Software Craftsmanship is at the heart of this course. Throughout this training series, your team will learn about the Software Craftsmanship mindset and how to apply it within your organisation.
Writing Clean Code is difficult. Cleaning existing code, even more so. Your team should attend if you need them to:
- Align technology to business requirements
- Write clean code that is easy to understand, maintain, and adapt
- Become more proficient in Test-Driven Development (TDD): using tests to design and build
Clean code necessitates good design. Your team will learn how to:
- Understand design principles that lead to clean code
- Avoid over-engineering and large rewrites by incrementally evolving design using tests
Once your team has mastered their understanding of these principles, they will apply them to legacy code. This will allow them to gain confidence working with legacy code.
The software design portion of this training series focuses on the application and microservices levels using business requirements to drive design making. Many of the design discussions during the exercises are focused on real-world scenarios that can be implemented in your organisation.
Application:
- internal structure
- layers
- components
- delivery mechanism
- core domain
Microservices:
- define the responsibility of each service
- how services collaborate
- internal/external visibility
This course is designed for software development teams that:
- are familiar with a minimum of one Object-Oriented language
- are able to understand Java or C#
- are able to write and execute unit tests using a framework (such as JUnit, NUnit, etc.)
- have a basic understanding of mock objects
Principles of:
- Test-Driven Development (TDD)
- Object-Oriented Design (OOD)
- Domain-Driven Design (DDD)
- Interaction-Driven Design (IDD)
Content:
- TDD lifecycle and modelling behaviors
- Writing unit tests that express intent, not implementation
- Using unit tests to drive good design
- Expressive code
- Testing and refactoring legacy code
- How to structure projects so that it expresses what the application does and what it is about
- Understanding the differences between layers, hexagons, features, and components
- Identifying services from business rules
- Express design and architecture in code, but keeping your domain clear
- Understanding Impact Mapping and how a services architecture can be derived from it
The is a hands on training course. Software development teams will be required to write a lot of code.
Required:
- Bring their own laptop
- Be able to create projects, build source code, and run test cases in their development environment
- Have a development environment that consists of the following:
- Object-Oriented language
- A unit test framework
- A mocking library
- A distributed version-control system such as Github is preferable
Software craftsman, author, Co-Founder of Codurance, and Founder of the London Software Craftsmanship Community (LSCC). Sandro has been coding since a very young age, but only started his professional career in 1996. He has worked for startups, software houses, product companies, international consultancy companies, and investment banks.

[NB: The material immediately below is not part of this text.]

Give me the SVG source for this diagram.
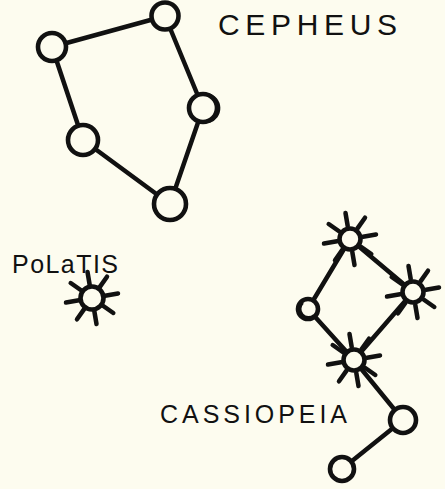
<svg xmlns="http://www.w3.org/2000/svg" width="445" height="489" viewBox="0 0 445 489">
  <style>
    .ink { stroke: #111; stroke-width: 4.5; stroke-linecap: round; fill: none; }
    .star { stroke: #111; stroke-width: 4.6; fill: #fdfcef; }
    .thin { stroke: #111; stroke-width: 2.2; fill: none; }
    .label { font-family: "Liberation Sans", "DejaVu Sans", sans-serif; fill: #111; }
  </style>
  <defs>
    <!-- eight short rays around a bright star -->
    <g id="rays" class="ink">
      <line x1="-2.3" y1="-13" x2="-4.5" y2="-26"/>
      <line x1="7.5" y1="-10.6" x2="15" y2="-21.3"/>
      <line x1="13" y1="-2.3" x2="26" y2="-4.5"/>
      <line x1="10.6" y1="7.5" x2="21.3" y2="15"/>
      <line x1="2.3" y1="13" x2="4.5" y2="26"/>
      <line x1="-7.5" y1="10.6" x2="-15" y2="21.3"/>
      <line x1="-13" y1="2.3" x2="-26" y2="4.5"/>
      <line x1="-10.6" y1="-7.5" x2="-21.3" y2="-15"/>
    </g>
  </defs>

  <rect width="445" height="489" fill="#fdfcef"/>

  <!-- connectors -->
  <g id="connectors" class="ink" stroke-width="3.4">
    <!-- Cepheus -->
    <line x1="52" y1="47" x2="165" y2="16"/>
    <line x1="165" y1="16" x2="203" y2="108"/>
    <line x1="203" y1="108" x2="170" y2="204"/>
    <line x1="170" y1="204" x2="83" y2="140"/>
    <line x1="83" y1="140" x2="52" y2="47"/>
    <!-- Cassiopeia -->
    <line x1="350" y1="239" x2="413" y2="292"/>
    <line x1="350" y1="239" x2="308" y2="309"/>
    <line x1="308" y1="309" x2="354" y2="360"/>
    <line x1="413" y1="292" x2="354" y2="360"/>
    <line x1="354" y1="360" x2="403" y2="420"/>
    <line x1="403" y1="420" x2="342" y2="469"/>
  </g>

  <!-- Cepheus stars -->
  <g id="cep-1"><circle class="star" cx="52" cy="47" r="14"/></g>
  <g id="cep-2"><circle class="star" cx="165" cy="16" r="13.5"/></g>
  <g id="cep-3">
    <circle class="star" cx="203" cy="108" r="14"/>
    <path class="thin" d="M208 94 A14.5 14.5 0 0 1 209 122"/>
  </g>
  <g id="cep-4"><circle class="star" cx="83" cy="140" r="15"/></g>
  <g id="cep-5"><circle class="star" cx="170" cy="204" r="16"/></g>

  <!-- Polaris -->
  <g id="polaris">
    <use href="#rays" x="92" y="298"/>
    <circle class="star" cx="92" cy="298" r="11.5"/>
  </g>

  <!-- Cassiopeia stars -->
  <g id="cas-1">
    <use href="#rays" x="350" y="239"/>
    <circle class="star" cx="350" cy="239" r="10.5"/>
  </g>
  <g id="cas-2">
    <use href="#rays" x="413" y="292"/>
    <circle class="star" cx="413" cy="292" r="10.5"/>
  </g>
  <g id="cas-3">
    <circle class="star" cx="308" cy="309" r="10"/>
    <path class="thin" d="M303 303 A7 7 0 0 0 314 315"/>
  </g>
  <g id="cas-4">
    <use href="#rays" x="354" y="360"/>
    <circle class="star" cx="354" cy="360" r="10.5"/>
  </g>
  <g id="cas-5"><circle class="star" cx="403" cy="420" r="13"/></g>
  <g id="cas-6"><circle class="star" cx="342" cy="469" r="12"/></g>

  <!-- labels -->
  <g id="labels" class="label">
    <text x="218" y="35" font-size="30" textLength="179" lengthAdjust="spacing">CEPHEUS</text>
    <text x="12" y="273" font-size="25" textLength="106" lengthAdjust="spacing">PoLaTIS</text>
    <text x="160" y="423" font-size="25" textLength="187" lengthAdjust="spacing">CASSIOPEIA</text>
  </g>
</svg>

During his career Sandro has had the opportunity to work on a variety of projects, spanning different languages, technologies, and industries. Sandro has a lot of experience in bringing the Software Craftsmanship ideology and Extreme Programming practices to organisations of all sizes. Sandro is internationally renowned for his work on evolving and spreading Software Craftsmanship. His professional aspiration is to raise the bar of the software industry by helping developers become better at their craft.